- _INFORMATION PROVIDED_:

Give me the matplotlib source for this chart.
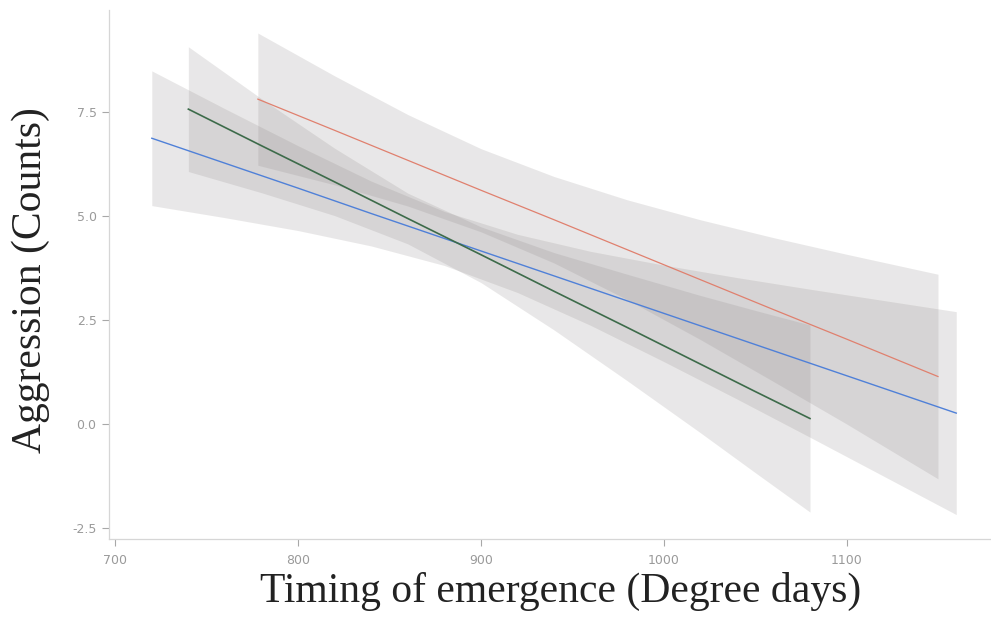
import matplotlib
matplotlib.use("Agg")
import matplotlib.pyplot as plt

# Values: fitted line and 95% band for each group
blue_x = [720, 760, 800, 840, 880, 920, 960, 1000, 1040, 1080, 1120, 1160]
blue_fit = [6.88, 6.28, 5.68, 5.07, 4.47, 3.87, 3.27, 2.67, 2.07, 1.47, 0.87, 0.27]
blue_hi = [8.50, 7.59, 6.70, 5.85, 5.12, 4.57, 4.16, 3.83, 3.53, 3.25, 2.98, 2.71]
blue_lo = [5.26, 4.97, 4.66, 4.29, 3.82, 3.17, 2.38, 1.51, 0.61, -0.31, -1.24, -2.17]

green_x = [740, 780, 820, 860, 900, 940, 980, 1020, 1050, 1080]
green_fit = [7.58, 6.70, 5.83, 4.95, 4.08, 3.20, 2.33, 1.45, 0.79, 0.14]
green_hi = [9.08, 7.83, 6.64, 5.56, 4.75, 4.13, 3.61, 3.10, 2.74, 2.39]
green_lo = [6.08, 5.57, 5.02, 4.34, 3.41, 2.27, 1.05, -0.20, -1.16, -2.11]

red_x = [778, 820, 860, 900, 940, 980, 1020, 1060, 1100, 1150]
red_fit = [7.82, 7.07, 6.35, 5.63, 4.92, 4.20, 3.48, 2.76, 2.05, 1.15]
red_hi = [9.41, 8.38, 7.45, 6.63, 5.96, 5.40, 4.92, 4.49, 4.09, 3.61]
red_lo = [6.23, 5.76, 5.25, 4.63, 3.88, 3.00, 2.04, 1.03, 0.01, -1.31]

x_ticks = [700, 800, 900, 1000, 1100]
y_ticks = [-2.5, 0.0, 2.5, 5.0, 7.5]

fig = plt.figure(figsize=(9.91, 6.35), dpi=100)
ax = fig.add_axes([0.110, 0.151, 0.890, 0.833])

band_col = "#8a8485"
for xs, lo, hi in [(blue_x, blue_lo, blue_hi), (green_x, green_lo, green_hi), (red_x, red_lo, red_hi)]:
    ax.fill_between(xs, lo, hi, color=band_col, alpha=0.19, linewidth=0)

ax.plot(blue_x, blue_fit, color="#4f80d8", lw=1.0)
ax.plot(green_x, green_fit, color="#3d6b4a", lw=1.2)
ax.plot(red_x, red_fit, color="#e0806e", lw=0.9)

ax.set_xlim(696.6, 1179)
ax.set_ylim(-2.76, 9.96)
ax.set_xticks(x_ticks)
ax.set_yticks(y_ticks)
ax.set_yticklabels(["%.1f" % v for v in y_ticks])

for side in ["top", "right"]:
    ax.spines[side].set_visible(False)
for side in ["left", "bottom"]:
    ax.spines[side].set_color("#d6d6d6")
    ax.spines[side].set_linewidth(0.9)
ax.tick_params(colors="#a8a8a8", labelcolor="#9a9a9a", labelsize=9, length=5, width=0.8)
ax.tick_params(axis="y", pad=4)
ax.tick_params(axis="x", pad=6)

ax.set_xlabel("Timing of emergence (Degree days)", family="Liberation Serif", fontsize=30, color="#222222")
ax.set_ylabel("Aggression (Counts)", family="Liberation Serif", fontsize=30, color="#222222")
ax.xaxis.set_label_coords(0.512, -0.062)
ax.yaxis.set_label_coords(-0.067, 0.49)

fig.savefig("out.png", dpi=100)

- _DIRECTIONS_:
Leave out the pictures and restate, word for word, the lines from the top of the data through the line containing "import matplotlib.pyplot as plt", both included.

- _FINISHED ANSWER_:
Give me the matplotlib source for this chart.
import matplotlib
matplotlib.use("Agg")
import matplotlib.pyplot as plt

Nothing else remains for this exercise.